====== Material provided

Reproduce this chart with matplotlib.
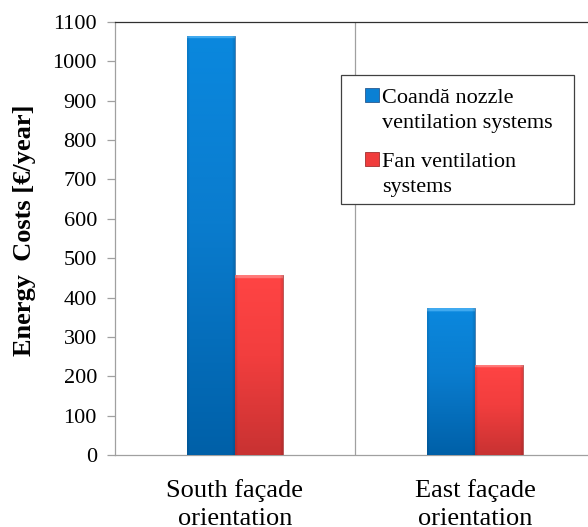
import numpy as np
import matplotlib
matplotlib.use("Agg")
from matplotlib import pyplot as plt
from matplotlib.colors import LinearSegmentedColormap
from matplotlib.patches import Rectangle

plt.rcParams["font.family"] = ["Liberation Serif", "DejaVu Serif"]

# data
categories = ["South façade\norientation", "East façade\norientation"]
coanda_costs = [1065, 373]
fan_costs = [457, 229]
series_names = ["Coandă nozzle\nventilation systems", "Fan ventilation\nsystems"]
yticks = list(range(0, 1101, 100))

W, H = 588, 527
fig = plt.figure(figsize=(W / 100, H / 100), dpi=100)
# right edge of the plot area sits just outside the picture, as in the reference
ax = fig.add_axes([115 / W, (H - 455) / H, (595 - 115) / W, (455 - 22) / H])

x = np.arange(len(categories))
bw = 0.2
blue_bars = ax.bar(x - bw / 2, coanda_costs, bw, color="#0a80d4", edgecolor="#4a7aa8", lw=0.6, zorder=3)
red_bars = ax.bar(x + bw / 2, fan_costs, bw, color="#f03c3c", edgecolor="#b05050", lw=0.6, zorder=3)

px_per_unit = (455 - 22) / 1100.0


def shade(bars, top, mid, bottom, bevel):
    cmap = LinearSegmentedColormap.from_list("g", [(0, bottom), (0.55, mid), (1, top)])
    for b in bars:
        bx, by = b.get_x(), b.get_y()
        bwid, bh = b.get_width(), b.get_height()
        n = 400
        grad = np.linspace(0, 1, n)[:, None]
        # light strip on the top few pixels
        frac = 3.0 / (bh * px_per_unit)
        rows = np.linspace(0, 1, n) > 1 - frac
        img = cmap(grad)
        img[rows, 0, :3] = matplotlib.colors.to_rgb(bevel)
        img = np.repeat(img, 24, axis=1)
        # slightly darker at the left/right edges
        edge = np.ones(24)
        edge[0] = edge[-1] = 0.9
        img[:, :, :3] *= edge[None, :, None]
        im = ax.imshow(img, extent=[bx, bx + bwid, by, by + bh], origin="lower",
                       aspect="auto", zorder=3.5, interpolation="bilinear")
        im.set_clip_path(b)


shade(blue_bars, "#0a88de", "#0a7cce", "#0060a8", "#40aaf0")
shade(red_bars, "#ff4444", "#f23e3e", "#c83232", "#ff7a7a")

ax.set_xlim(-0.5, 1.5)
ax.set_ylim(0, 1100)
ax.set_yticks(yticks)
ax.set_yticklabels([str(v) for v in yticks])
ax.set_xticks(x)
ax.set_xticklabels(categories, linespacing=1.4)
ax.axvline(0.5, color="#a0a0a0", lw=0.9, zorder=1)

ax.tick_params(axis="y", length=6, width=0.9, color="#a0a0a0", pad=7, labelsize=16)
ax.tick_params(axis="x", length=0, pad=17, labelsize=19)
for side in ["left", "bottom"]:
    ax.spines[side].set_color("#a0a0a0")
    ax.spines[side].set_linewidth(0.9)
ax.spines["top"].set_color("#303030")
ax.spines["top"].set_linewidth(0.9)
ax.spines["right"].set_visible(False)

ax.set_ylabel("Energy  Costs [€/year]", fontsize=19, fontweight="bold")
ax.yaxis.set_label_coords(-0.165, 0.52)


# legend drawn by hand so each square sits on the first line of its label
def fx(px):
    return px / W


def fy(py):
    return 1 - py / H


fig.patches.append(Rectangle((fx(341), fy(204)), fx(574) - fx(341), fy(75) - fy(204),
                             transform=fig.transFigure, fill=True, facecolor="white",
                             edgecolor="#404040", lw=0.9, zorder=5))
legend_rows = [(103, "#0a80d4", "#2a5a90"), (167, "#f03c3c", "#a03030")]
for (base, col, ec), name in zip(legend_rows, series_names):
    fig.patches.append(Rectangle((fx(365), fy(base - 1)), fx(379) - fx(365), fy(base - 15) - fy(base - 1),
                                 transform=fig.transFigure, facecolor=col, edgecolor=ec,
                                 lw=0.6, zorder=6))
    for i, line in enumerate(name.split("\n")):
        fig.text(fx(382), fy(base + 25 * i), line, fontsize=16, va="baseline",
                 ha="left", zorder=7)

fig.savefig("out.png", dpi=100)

============

■ Problem: Could the lines from the top of the material through the line with "from matplotlib.patches import Rectangle" be repeated exactly, pictures left out?

■ Right answer:
Reproduce this chart with matplotlib.
import numpy as np
import matplotlib
matplotlib.use("Agg")
from matplotlib import pyplot as plt
from matplotlib.colors import LinearSegmentedColormap
from matplotlib.patches import Rectangle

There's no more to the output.